L’impact immédiat de l’arrêt Benjamin sur le droit administratif
La jurisprudence issue de l’arrêt Benjamin du 19 mai 1933, délivrée par le Conseil d’État, a immédiatement résonné dans les sphères du droit administratif français. À l’époque, le pouvoir de police administrative générale, détenu par le maire de Nevers, fut remis en question sous l’angle de ses méthodes d’intervention. L’arrêt stipulait que toute mesure de police doit être la moins contraignante parmi celles efficaces pour atteindre son objectif, en l’occurrence, le maintien de l’ordre public. Cette décision a contraint les autorités à reconsidérer leurs pratiques, leur imposant de chercher constamment le juste milieu entre la nécessité de l’action et le respect des libertés individuelles.
Par cette affirmation de la proportionnalité, le Conseil d’État a élevé ce principe au rang de pierre angulaire dans l’évaluation de la légalité des mesures de police. Les autorités administratives se trouvaient désormais face à un cadre rigoureux : non seulement elles devaient démontrer la nécessité de leurs actions, mais aussi attester de leur caractère proportionné. La décision Benjamin a donc instauré un contrôle plus strict des mesures restrictives de libertés, influençant de manière considérable la prise de décision administrative.
L’arrêt a renforcé la protection des libertés fondamentales, en l’espèce la liberté de réunion, protégée par les lois du 30 juin 1881 et du 28 mars 1907. Le Conseil d’État a clarifié la hiérarchie des normes en insistant sur la primauté des droits et libertés sur les considérations d’ordre public, sauf démonstration de risques avérés et de l’impossibilité de recourir à des moyens moins drastiques.
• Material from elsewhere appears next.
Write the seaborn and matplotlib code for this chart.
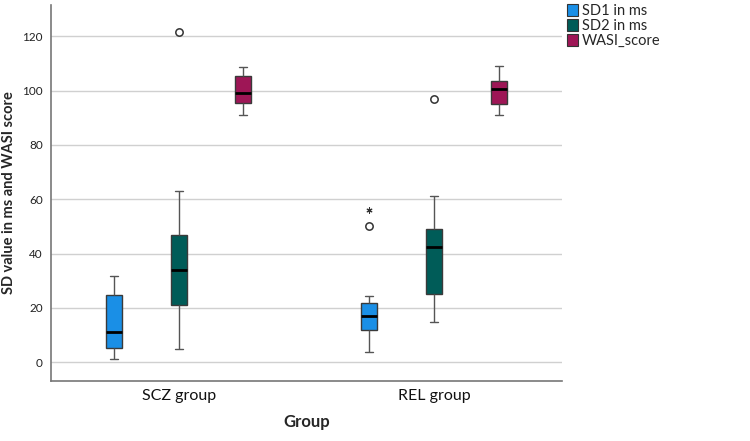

L’arrêt Benjamin, en conséquence, a signé une évolution majeure dans la jurisprudence administrative, consacrant la nécessité d’une conciliation équilibrée entre liberté individuelle et ordre collectif.
La postérité de l’arrêt Benjamin : influence et évolutions jurisprudentielles
La jurisprudence Benjamin, loin de se cantonner à une décision isolée, a infusé progressivement l’ensemble du droit administratif français. Les principes édictés par cet arrêt ont été repris et affinés par le Conseil d’État dans de nombreuses décisions ultérieures. D’une part, le principe de proportionnalité s’est vu consacré comme un standard de contrôle des actes de police administrative. D’autre part, la protection des libertés fondamentales, en particulier la liberté de réunion, a été renforcée, confrontant les autorités à un exercice de pondération systématique lorsqu’elles envisagent de restreindre ces libertés.
L’influence de l’arrêt a outrepassé les frontières de la police administrative pour s’inscrire dans l’appréciation du juge administratif concernant les atteintes aux libertés fondamentales. Les administrés, désormais armés de ce précédent, ont pu réclamer et obtenir l’annulation d’actes jugés excessifs ou inopportuns. La résonance de l’arrêt Benjamin a ainsi contribué à façonner une jurisprudence administrative attentive aux droits des citoyens face à l’administration.
Les évolutions jurisprudentielles suivant l’arrêt Benjamin ont confirmé et élargi son enseignement. Le contrôle de proportionnalité est devenu un réflexe juridique, un outil de régulation de l’action administrative, exigeant des autorités qu’elles justifient de la compatibilité de leurs mesures avec le respect des droits individuels. L’héritage de l’arrêt Benjamin perdure, sous-tendant une conception du droit administratif où l’équilibre entre ordre public et libertés individuelles demeure une préoccupation centrale.